Denial of your petition or application could result in ‘instant’ deportation/removal

As of October 1, 2006, USCIS has a new policy that if your petition, application, or waiver is denied, they could also, at the same time, issue a Notice to Appear ("NTA"), placing you in deportation removal.

In the past, people have applied for a wide variety of immigration benefits, such as family or employment-based petitions, adjustment of status, removal of conditions (based on a marriage to a US citizen), fraud waivers, etc. Other people applied for benefits that they were not entitled to, such as political asylum (when they were never really persecuted in the Philippines) or CSS/LULAC amnesty (when they were not in the US continuously since January 1982). They thought, "I’ll give it a try, and if it’s denied, it’s not a big deal. I’ll wait for something else to come along."

It was often assumed that if a petition, application, or waiver was denied, USCIS would simply send out the denial and close the file, with no further steps or action being taken against the alien. In other words, while USCIS always had the authority to initiate removal proceedings against aliens, it had really not exercised that power on a regular, ongoing basis.

However, the new USCIS policy basically instructs USCIS officers that "once the denial of the application or petition is complete (including applications for waivers for which the applicant may be eligible), USCIS may issue an NTA where the applicant or permanent resident petitioner appears to be removable . . . If an applicant is removable and there are no means of relief available (e.g., voluntary departure, reinstatement, eligibility for another status), then an NTA should normally be prepared as part of the denial." In such cases, both the denial and the NTA could be sent to the alien at the same time, or the NTA could soon follow the denial in the mail.

For example, a person may have applied for a greencard through Labor Certification, but the case is ultimately denied because the employer did not establish the "ability to pay." If that labor certification was the only way by which the alien was pursuing a greencard, the denial would make the alien "TNT," and could now subject him to possible issuance of an NTA. The same might also be true in connection with denials of extensions of visitor visas or change of status from visitor to student, or if a person’s fraud waiver is denied. Under this new policy, not only will the denial be issued, but USCIS could also place the alien in deportation/removal.

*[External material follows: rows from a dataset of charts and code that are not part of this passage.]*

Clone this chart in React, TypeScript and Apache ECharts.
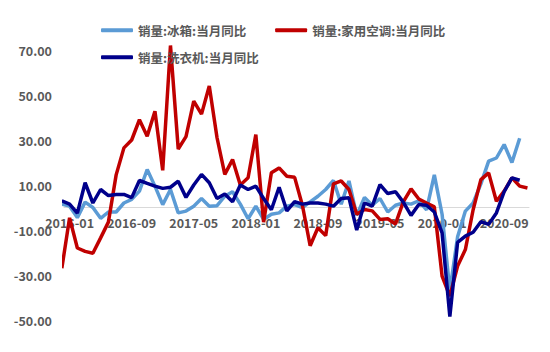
import React, { useEffect, useRef } from "react";
import * as echarts from "echarts";

const months: string[] = [
  "2015-12",
  "2016-01", "2016-02", "2016-03", "2016-04", "2016-05", "2016-06", "2016-07", "2016-08", "2016-09", "2016-10", "2016-11", "2016-12",
  "2017-01", "2017-02", "2017-03", "2017-04", "2017-05", "2017-06", "2017-07", "2017-08", "2017-09", "2017-10", "2017-11", "2017-12",
  "2018-01", "2018-02", "2018-03", "2018-04", "2018-05", "2018-06", "2018-07", "2018-08", "2018-09", "2018-10", "2018-11", "2018-12",
  "2019-01", "2019-02", "2019-03", "2019-04", "2019-05", "2019-06", "2019-07", "2019-08", "2019-09", "2019-10", "2019-11", "2019-12",
  "2020-01", "2020-02", "2020-03", "2020-04", "2020-05", "2020-06", "2020-07", "2020-08", "2020-09", "2020-10", "2020-11", "2020-12",
];

const xTickLabels: string[] = ["2016-01", "2016-09", "2017-05", "2018-01", "2018-09", "2019-05", "2020-01", "2020-09"];
const yMin = -50;
const yMax = 90;
const yInterval = 20;

const fridge: (number | null)[] = [
  1.5, 0.6, -4.5, 2.4, 0, -4.8, -2, -2, 2, 3.6, 7.3, 16.9, 9.5, 1.3, 8, -2.4, -1.6, 0.6, 4, 0.6, 0.8, 5, 7, 1.5, -5,
  0.6, -5.3, -3, -2.4, 0.6, 1.3, 0, 2.5, 5, 8, 12, 1.5, 11.8, -3.5, 4.5, 1, 4, -2, 1, 2, 1.5, 3, -1, 14.5, -3,
  -37, -13, -1.6, 2, 10.5, 20.6, 22, 28, 20, 30.8, null,
];

const airCon: (number | null)[] = [
  -27, -4.6, -18, -19.5, -20.3, -13.5, -6.5, 14.5, 26.5, 30, 39, 31.7, 42.8, 16.5, 72, 26, 31.5, 47.3, 41.5, 54, 31,
  14.7, 21.3, 10, 13.2, 32.4, -6.5, 15.4, 17.6, 13.9, 13.4, 1, -17, -9, -12.5, 10.5, 11.8, 8, -3, -0.9, -1.5, -5.3,
  -5, -7.3, 2.5, 8.3, 3.8, 2, 0.3, -30.5, -39.4, -26, -18.7, -1, 12.4, 15.4, 2.8, 7.3, 13.2, 9.5, 8.7,
];

const washer: (number | null)[] = [
  3, 1.5, -2.5, 11, 2, 8, 5.3, 5.8, 5.8, 4.4, 12, 10.7, 9.5, 8.5, 9, 11.7, 4.5, 10, 14.7, 11, 4, 6, 2.6, 10, 8, 9.5,
  4, -1, 9, -1.5, 2.6, 1.5, 2, 2, 1.5, 0.6, 4, 4.3, -10, 2, 0.6, 10.2, 6.2, 7, 2.4, -3.5, 1.3, 1, -2, -11.3, -48.5,
  -15.5, -12.7, -11, -6.3, -7.5, -2.4, 7, 13.2, 12.1, null,
];

const seriesNames = ["销量:冰箱:当月同比", "销量:家用空调:当月同比", "销量:洗衣机:当月同比"];
const seriesColors = ["#5B9BD5", "#C00000", "#00008B"];

const FONT = "'Noto Sans CJK SC', 'Noto Sans', sans-serif";

const GRID_TOP = 5;
const GRID_BOTTOM = 32;
const CHART_H = 352;

export default function App() {
  const ref = useRef<HTMLDivElement>(null);

  useEffect(() => {
    if (!ref.current) return;
    const chart = echarts.init(ref.current, undefined, { renderer: "svg" });
    const toPairs = (arr: (number | null)[]) => arr.map((v, k) => [k, v]);
    const allData = [fridge, airCon, washer];

    const gridH = CHART_H - GRID_TOP - GRID_BOTTOM;
    const zeroOffset = ((0 - yMin) / (yMax - yMin)) * gridH;

    const legendText = { color: "#595959", fontSize: 12.5, fontWeight: "bold" as const, fontFamily: FONT };
    const legendCommon = {
      left: 96,
      icon: "roundRect",
      itemWidth: 32,
      itemHeight: 4,
      textStyle: legendText,
    };

    chart.setOption({
      animation: false,
      backgroundColor: "#ffffff",
      grid: { left: 64, right: 21, top: GRID_TOP, bottom: GRID_BOTTOM, containLabel: false },
      legend: [
        { ...legendCommon, data: [seriesNames[0], seriesNames[1]], top: 19, itemGap: 29 },
        { ...legendCommon, data: [seriesNames[2]], top: 46 },
      ],
      xAxis: {
        type: "value",
        min: 0.28,
        max: 60.2,
        position: "bottom",
        offset: -zeroOffset,
        axisLine: { onZero: false, lineStyle: { color: "#D9D9D9", width: 1 } },
        axisTick: { show: false },
        splitLine: { show: false },
        axisLabel: {
          customValues: xTickLabels.map((t) => months.indexOf(t)),
          formatter: (v: number) => months[Math.round(v)] ?? "",
          color: "#595959",
          fontSize: 12.5,
          fontWeight: "bold",
          fontFamily: FONT,
          margin: 9,
        },
      },
      yAxis: {
        type: "value",
        min: yMin,
        max: yMax,
        interval: yInterval,
        axisLine: { show: false, onZero: false },
        axisTick: { show: false },
        splitLine: { show: false },
        axisLabel: {
          showMaxLabel: false,
          formatter: (v: number) => (v > 70 ? "" : v.toFixed(2)),
          color: "#595959",
          fontSize: 12.5,
          fontWeight: "bold",
          fontFamily: FONT,
          margin: 12,
        },
      },
      series: allData.map((arr, i) => ({
        name: seriesNames[i],
        type: "line",
        data: toPairs(arr),
        symbol: "none",
        clip: true,
        connectNulls: false,
        color: seriesColors[i],
        itemStyle: { color: seriesColors[i] },
        lineStyle: { width: 3.5, color: seriesColors[i] },
      })),
    });
    return () => chart.dispose();
  }, []);

  return (
    <div
      ref={ref}
      style={{ position: "fixed", left: 0, top: 0, width: 550, height: 352, background: "#fff" }}
    />
  );
}
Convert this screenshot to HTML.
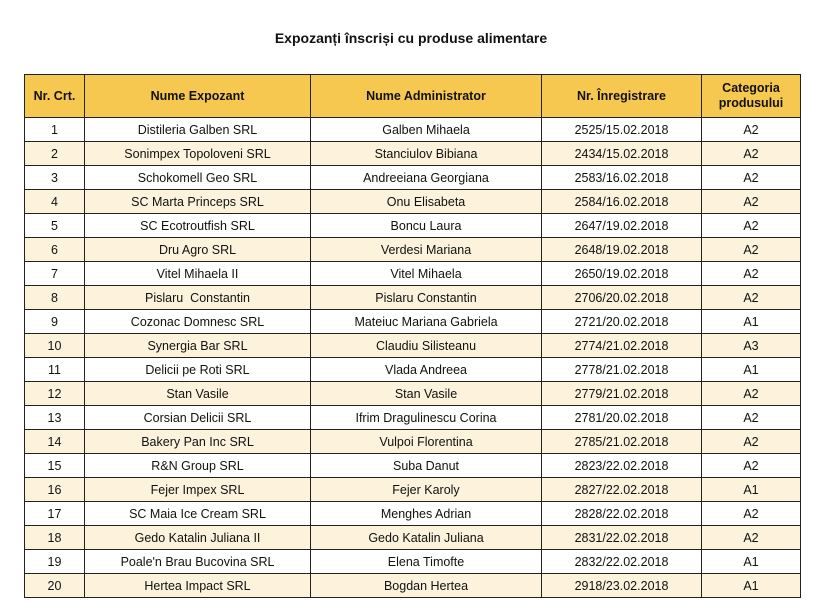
<!DOCTYPE html>
<html><head><meta charset="utf-8"><style>
body{margin:0;width:838px;height:606px;background:#fff;font-family:"Liberation Sans",sans-serif;position:relative;overflow:hidden}
.t{position:absolute;left:0;width:822px;top:30px;text-align:center;font-weight:bold;font-size:14px;color:#111}
table{position:absolute;left:24px;top:74px;border-collapse:collapse;table-layout:fixed;width:776px}
td,th{border:1px solid #222;text-align:center;font-size:12.5px;color:#111;padding:0;height:23px;white-space:nowrap;overflow:hidden}
th{background:#f6c850;height:42px;font-size:12.5px;line-height:15px}
tr:nth-child(odd) td{background:#fdf3dc}
</style></head><body>
<div class="t">Expozanți înscriși cu produse alimentare</div>
<table>
<colgroup><col style="width:60px"><col style="width:226px"><col style="width:231px"><col style="width:160px"><col style="width:99px"></colgroup>
<tr><th>Nr. Crt.</th><th>Nume Expozant</th><th>Nume Administrator</th><th>Nr. Înregistrare</th><th>Categoria<br>produsului</th></tr>
<tr><td>1</td><td>Distileria Galben SRL</td><td>Galben Mihaela</td><td>2525/15.02.2018</td><td>A2</td></tr>
<tr><td>2</td><td>Sonimpex Topoloveni SRL</td><td>Stanciulov Bibiana</td><td>2434/15.02.2018</td><td>A2</td></tr>
<tr><td>3</td><td>Schokomell Geo SRL</td><td>Andreeiana Georgiana</td><td>2583/16.02.2018</td><td>A2</td></tr>
<tr><td>4</td><td>SC Marta Princeps SRL</td><td>Onu Elisabeta</td><td>2584/16.02.2018</td><td>A2</td></tr>
<tr><td>5</td><td>SC Ecotroutfish SRL</td><td>Boncu Laura</td><td>2647/19.02.2018</td><td>A2</td></tr>
<tr><td>6</td><td>Dru Agro SRL</td><td>Verdesi Mariana</td><td>2648/19.02.2018</td><td>A2</td></tr>
<tr><td>7</td><td>Vitel Mihaela II</td><td>Vitel Mihaela</td><td>2650/19.02.2018</td><td>A2</td></tr>
<tr><td>8</td><td>Pislaru &nbsp;Constantin</td><td>Pislaru Constantin</td><td>2706/20.02.2018</td><td>A2</td></tr>
<tr><td>9</td><td>Cozonac Domnesc SRL</td><td>Mateiuc Mariana Gabriela</td><td>2721/20.02.2018</td><td>A1</td></tr>
<tr><td>10</td><td>Synergia Bar SRL</td><td>Claudiu Silisteanu</td><td>2774/21.02.2018</td><td>A3</td></tr>
<tr><td>11</td><td>Delicii pe Roti SRL</td><td>Vlada Andreea</td><td>2778/21.02.2018</td><td>A1</td></tr>
<tr><td>12</td><td>Stan Vasile</td><td>Stan Vasile</td><td>2779/21.02.2018</td><td>A2</td></tr>
<tr><td>13</td><td>Corsian Delicii SRL</td><td>Ifrim Dragulinescu Corina</td><td>2781/20.02.2018</td><td>A2</td></tr>
<tr><td>14</td><td>Bakery Pan Inc SRL</td><td>Vulpoi Florentina</td><td>2785/21.02.2018</td><td>A2</td></tr>
<tr><td>15</td><td>R&amp;N Group SRL</td><td>Suba Danut</td><td>2823/22.02.2018</td><td>A2</td></tr>
<tr><td>16</td><td>Fejer Impex SRL</td><td>Fejer Karoly</td><td>2827/22.02.2018</td><td>A1</td></tr>
<tr><td>17</td><td>SC Maia Ice Cream SRL</td><td>Menghes Adrian</td><td>2828/22.02.2018</td><td>A2</td></tr>
<tr><td>18</td><td>Gedo Katalin Juliana II</td><td>Gedo Katalin Juliana</td><td>2831/22.02.2018</td><td>A2</td></tr>
<tr><td>19</td><td>Poale'n Brau Bucovina SRL</td><td>Elena Timofte</td><td>2832/22.02.2018</td><td>A1</td></tr>
<tr><td>20</td><td>Hertea Impact SRL</td><td>Bogdan Hertea</td><td>2918/23.02.2018</td><td>A1</td></tr>
</table>
</body></html>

That is why it is all the more important that you seek the advice and assistance of a reputable attorney, who can analyze and evaluate your case (rather than applying on your own, or trying to handle the case or interview yourself). While having an attorney does not "guarantee" your case will be approved, I think it greatly increases the chances that a valid, legitimate case will be approved, rather than it being denied because the alien, handling the case on his own, did not properly package or present the case. With the possibility of "instant deportation" if your case is denied, you should not take chances.